Monsieur le président, monsieur le secrétaire d'État, mes chers collègues, il nous appartient aujourd'hui de nous prononcer définitivement sur le projet de loi relatif à l’entrepreneur individuel à responsabilité limitée.
Ce projet de loi était très attendu. Il concerne en effet trois millions de femmes et d’hommes – artisans, commerçants et exploitants agricoles – qui créent des emplois et des richesses et font vivre nos territoires, ruraux en particulier.
Ce projet de loi était aussi attendu par nombre de nos concitoyens. Je pense notamment aux chômeurs âgés de quarante-cinq ans ou cinquante ans qui, en cette période de crise, n’ont plus l’espoir de retrouver un travail, sauf à créer leur propre activité.
Je ne reviendrai pas sur la bonne intention qui sous-tend ce projet de loi, à savoir réformer le statut de l’entrepreneur individuel pour le protéger, lui et sa famille, des conséquences désastreuses d’une faillite. La création du statut de l’entrepreneur individuel à responsabilité limitée est une initiative louable, à laquelle on ne peut qu’adhérer, puisqu’elle vise à mettre fin au principe d’unicité du patrimoine des entrepreneurs en nom propre. Ce principe, énoncé à l’article 2284 du code civil, a en effet pour conséquence de rendre l’entrepreneur responsable sur l’ensemble de ses biens, y compris sur son patrimoine personnel.
Cette réforme, beaucoup d’entrepreneurs individuels l’attendaient depuis plus de trente ans. Pendant toutes ces années, les mesures se sont succédé – je pense à la création de l’entreprise unipersonnelle à responsabilité limitée ou à la déclaration d’insaisissabilité de la résidence personnelle de l’entrepreneur –, mais, à l’évidence, aucune n’a donné pleinement satisfaction.
Le texte adopté en commission mixte paritaire prévoit de limiter de manière significative le risque encouru par l’entrepreneur de voir ses biens propres ou sa maison saisis par ses créanciers professionnels. En réalité, rien n’a réellement été mis en place pour empêcher les détournements de l’esprit du texte qui, n’en doutons pas, ne manqueront pas de survenir dès l’entrée en vigueur des dispositions de cette loi.

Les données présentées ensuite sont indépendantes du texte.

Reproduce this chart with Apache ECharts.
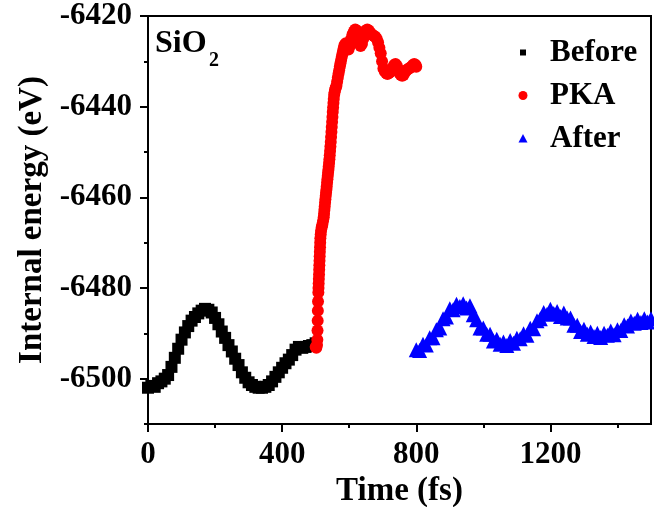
<!DOCTYPE html>
<html>
<head>
<meta charset="utf-8">
<script src="https://cdn.jsdelivr.net/npm/echarts@6/dist/echarts.min.js"></script>
<style>
html,body{margin:0;padding:0;background:#fff;}
#chart{width:654px;height:507px;}
</style>
</head>
<body>
<div id="chart"></div>
<script>
// ---- data ----
var beforeTime = [0,10,20,30,40,50,60,70,80,90,100,110,120,130,140,150,160,170,180,190,200,210,220,230,240,250,260,270,280,290,300,310,320,330,340,350,360,370,380,390,400,410,420,430,440,450,460,470,480,490,500];
var beforeEnergy = [-6502.0,-6501.6,-6501.8,-6501.0,-6500.6,-6500.0,-6499.2,-6497.4,-6495.4,-6493.4,-6491.4,-6489.8,-6488.4,-6487.2,-6486.4,-6485.6,-6485.0,-6484.6,-6484.8,-6485.4,-6486.6,-6488.0,-6489.6,-6491.0,-6492.6,-6494.0,-6495.6,-6497.0,-6498.6,-6499.8,-6500.8,-6501.4,-6501.8,-6502.0,-6502.0,-6501.8,-6501.4,-6500.6,-6499.6,-6498.6,-6497.6,-6496.6,-6495.8,-6494.8,-6493.6,-6493.0,-6493.2,-6493.0,-6492.8,-6492.6,-6492.2];

var pkaTime = [500,502,504,505,505.5,506,506.5,507,508,508.5,509,509.5,510,510.5,511,511.5,512,512.5,513,513.5,514,515,516,518,520,522,524,525,526,527,528,529,530,531,532,533,534,535,536,537,538,539,540,541,542,543,544,545,546,547,548,549,550,551,552,553,554,555,556.5,558,560,562,564,566,568,570,572,574,576,578,580,582,584,586,590,594,598,602,606,610,614,618,622,626,630,634,638,642,646,650,654,658,662,666,670,674,678,682,686,690,694,698,702,706,710,714,718,722,726,730,734,738,742,746,750,754,758,762,766,770,774,778,782,786,790,794,798,800];
var pkaEnergy = [-6493.0,-6493.2,-6492.6,-6491.4,-6489.4,-6487.2,-6485.0,-6483.0,-6481.0,-6480.0,-6479.0,-6478.0,-6477.0,-6476.0,-6475.0,-6474.0,-6473.0,-6472.0,-6471.0,-6470.0,-6469.0,-6468.2,-6467.4,-6466.6,-6466.0,-6465.2,-6464.4,-6463.6,-6462.8,-6462.0,-6461.2,-6460.4,-6459.7,-6459.0,-6458.3,-6457.6,-6456.8,-6456.0,-6455.3,-6454.6,-6453.9,-6453.2,-6452.4,-6451.6,-6450.7,-6449.8,-6448.8,-6447.8,-6446.7,-6445.6,-6444.5,-6443.4,-6442.3,-6441.2,-6440.2,-6439.2,-6438.3,-6437.4,-6436.8,-6436.2,-6435.8,-6435.4,-6434.5,-6433.6,-6432.8,-6432.0,-6431.2,-6430.4,-6429.7,-6429.0,-6428.3,-6427.6,-6427.0,-6426.4,-6426.0,-6426.6,-6427.4,-6426.6,-6425.0,-6424.0,-6423.4,-6423.0,-6423.2,-6424.0,-6425.4,-6426.6,-6426.2,-6425.0,-6423.8,-6423.2,-6423.0,-6423.2,-6423.6,-6424.0,-6424.2,-6424.4,-6424.6,-6425.0,-6425.8,-6427.0,-6428.2,-6430.0,-6431.6,-6432.2,-6432.6,-6432.8,-6432.6,-6432.4,-6432.0,-6431.4,-6430.8,-6430.6,-6431.0,-6431.8,-6432.6,-6433.0,-6433.2,-6433.0,-6432.4,-6432.0,-6431.8,-6431.6,-6431.4,-6431.2,-6430.8,-6430.6,-6430.8,-6431.2];

var afterTime = [800,810,820,830,840,850,860,870,880,890,900,910,920,930,940,950,960,970,980,990,1000,1010,1020,1030,1040,1050,1060,1070,1080,1090,1100,1110,1120,1130,1140,1150,1160,1170,1180,1190,1200,1210,1220,1230,1240,1250,1260,1270,1280,1290,1300,1310,1320,1330,1340,1350,1360,1370,1380,1390,1400,1410,1420,1430,1440,1450,1460,1470,1480,1490,1500];
var afterEnergy = [-6493.6,-6493.8,-6492.4,-6492.6,-6491.0,-6491.0,-6489.2,-6488.8,-6486.8,-6486.4,-6484.6,-6484.8,-6483.6,-6484.1,-6483.5,-6484.4,-6483.9,-6485.9,-6487.0,-6488.8,-6488.8,-6490.2,-6490.2,-6491.7,-6491.3,-6492.4,-6491.9,-6492.7,-6491.6,-6492.2,-6491.1,-6491.2,-6490.1,-6490.4,-6488.9,-6489.0,-6487.2,-6486.8,-6485.4,-6485.8,-6484.7,-6485.6,-6485.2,-6486.3,-6485.5,-6486.6,-6486.6,-6488.2,-6488.2,-6489.6,-6489.1,-6490.2,-6489.7,-6490.7,-6490.0,-6490.9,-6490.0,-6490.4,-6489.5,-6490.3,-6489.2,-6489.4,-6488.1,-6488.4,-6487.3,-6487.8,-6486.9,-6487.6,-6486.8,-6487.5,-6486.8];

var xMajorTicks = [0,400,800,1200];
var xMinorTicks = [200,600,1000,1400];
var yMajorTicks = [-6500,-6480,-6460,-6440,-6420];
var yMinorTicks = [-6510,-6490,-6470,-6450,-6430];

function pairs(t, v){ var out=[]; for (var i=0;i<t.length;i++) out.push([t[i], v[i]]); return out; }
function plain(v){ return String(v); }

var FONT = 'Liberation Serif';
var chart = echarts.init(document.getElementById('chart'), null, {renderer:'canvas'});

var axisLineStyle = {color:'#000', width:2};
var option = {
  animation:false,
  backgroundColor:'#fff',
  grid:{left:148, right:3, top:16, bottom:83, outerBoundsMode:'none', containLabel:false, show:true, borderColor:'#000', borderWidth:2, backgroundColor:'transparent'},
  xAxis:[{
    type:'value', min:0, max:1500,
    name:'Time (fs)', nameLocation:'middle', nameGap:30,
    nameTextStyle:{fontFamily:FONT, fontWeight:'bold', fontSize:33, color:'#000'},
    axisLine:{show:true, onZero:false, lineStyle:axisLineStyle},
    axisTick:{show:true, inside:false, length:8, lineStyle:{color:'#000', width:2}, customValues:xMajorTicks},
    axisLabel:{show:true, margin:15, fontFamily:FONT, fontWeight:'bold', fontSize:31, color:'#000', customValues:xMajorTicks, formatter:plain},
    splitLine:{show:false}
  },{
    type:'value', min:0, max:1500, position:'bottom',
    axisLine:{show:false},
    axisTick:{show:true, inside:false, length:4, lineStyle:{color:'#000', width:2}, customValues:xMinorTicks},
    axisLabel:{show:false},
    splitLine:{show:false}
  }],
  yAxis:[{
    type:'value', min:-6510, max:-6420,
    name:'Internal energy (eV)', nameLocation:'middle', nameGap:89,
    nameTextStyle:{fontFamily:FONT, fontWeight:'bold', fontSize:33, color:'#000'},
    axisLine:{show:true, onZero:false, lineStyle:axisLineStyle},
    axisTick:{show:true, inside:false, length:8, lineStyle:{color:'#000', width:2}, customValues:yMajorTicks},
    axisLabel:{show:true, margin:16, fontFamily:FONT, fontWeight:'bold', fontSize:31, color:'#000', customValues:yMajorTicks, formatter:plain},
    splitLine:{show:false}
  },{
    type:'value', min:-6510, max:-6420, position:'left',
    axisLine:{show:false},
    axisTick:{show:true, inside:false, length:4, lineStyle:{color:'#000', width:2}, customValues:yMinorTicks},
    axisLabel:{show:false},
    splitLine:{show:false}
  }],
  legend:{
    orient:'vertical', left:512, top:32, itemGap:12, itemWidth:12, itemHeight:12,
    itemStyle:{opacity:1, borderWidth:0},
    textStyle:{fontFamily:FONT, fontWeight:'bold', fontSize:31, color:'#000', lineHeight:31, padding:[0,0,0,16]},
    data:[
      {name:'Before', icon:'path://M0,0L0,0M3,3L9,3L9,9L3,9ZM12,12L12,12'},
      {name:'PKA', icon:'path://M0,0L0,0M10.5,6A4.5,4.5,0,1,1,1.5,6A4.5,4.5,0,1,1,10.5,6ZM12,12L12,12'},
      {name:'After', icon:'path://M0,0L0,0M6,1.5L10.5,10L1.5,10ZM12,12L12,12'}
    ]
  },
  graphic:[
    {type:'text', left:155, top:28, style:{text:'SiO', font:'bold 32px "Liberation Serif"', fill:'#000'}},
    {type:'text', left:209, top:51, style:{text:'2', font:'bold 20px "Liberation Serif"', fill:'#000'}}
  ],
  series:[
    {name:'Before', type:'scatter', xAxisIndex:0, yAxisIndex:0, symbol:'rect', symbolSize:12,
     itemStyle:{color:'#000', opacity:1, borderWidth:0}, data:pairs(beforeTime, beforeEnergy), z:2},
    {name:'PKA', type:'scatter', xAxisIndex:0, yAxisIndex:0, symbol:'circle', symbolSize:12,
     itemStyle:{color:'#ff0000', opacity:1, borderWidth:0}, data:pairs(pkaTime, pkaEnergy), z:3},
    {name:'After', type:'scatter', xAxisIndex:0, yAxisIndex:0, symbol:'triangle', symbolSize:15,
     itemStyle:{color:'#0000ff', opacity:1, borderWidth:0}, data:pairs(afterTime, afterEnergy), z:2}
  ]
};
chart.setOption(option);
</script>
</body>
</html>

En quoi l’existence d’un patrimoine affecté empêchera-t-elle les établissements de crédit d’exiger des sûretés réelles, constituées sur un bien du patrimoine personnel, pour garantir un emprunt nécessaire à la poursuite de l’activité et d’en faire la condition de l’obtention du prêt ? Nous n’avons pas non plus la certitude qu’après l’adoption de ce projet de loi les entrepreneurs individuels aient vraiment les moyens d’accéder au financement de leur activité sans mettre en péril les biens nécessaires à leur famille.
Pour l’heure, l’efficacité du projet de loi est soumise à une contrainte majeure. Ses conséquences sur la création d’entreprises pourraient être en pratique atténuées, puisqu’il se limite à aborder la question de la protection du patrimoine personnel en cas de faillite de l’entreprise.
Or, aujourd’hui, la problématique fondamentale des entrepreneurs individuels tient moins au remboursement des crédits en cas de faillite qu’à l’accès même aux prêts bancaires. En ce sens, l’affectation d’une partie du patrimoine à l’entreprise individuelle limite les garanties offertes aux banquiers dans le cadre de l’accès des entrepreneurs au crédit bancaire. Pour un euro prêté, il est fort possible qu’il leur soit toujours demandé un euro de caution, quelle que soit la configuration du patrimoine affecté.
J’attendais, je l’admets, un dispositif plus ambitieux en matière de crédit, car j’ai souvent fait, comme de nombreux élus, le constat terrible du rapport de force qui existe entre l’emprunteur et son banquier. Le texte aurait pu être l’occasion de proposer des mesures fortement correctrices, préventives et incitatives. Ce n’est malheureusement pas le cas.
Certes, la transformation de la structure d’OSEO, introduite dans le texte sur l’initiative de la commission de l'économie, du développement durable et de l’aménagement du territoire et de son rapporteur pour avis, et adoptée par la commission mixte paritaire, était nécessaire, et nous y sommes favorables. Toutefois, sur le principe, il est regrettable que ce soit une fois de plus l’argent public, détenu et géré par OSEO, qui serve à atténuer les contraintes fortes imposées par les banques dans l’accompagnement des entreprises individuelles. Une telle mesure ne remédiera pas à la situation actuelle.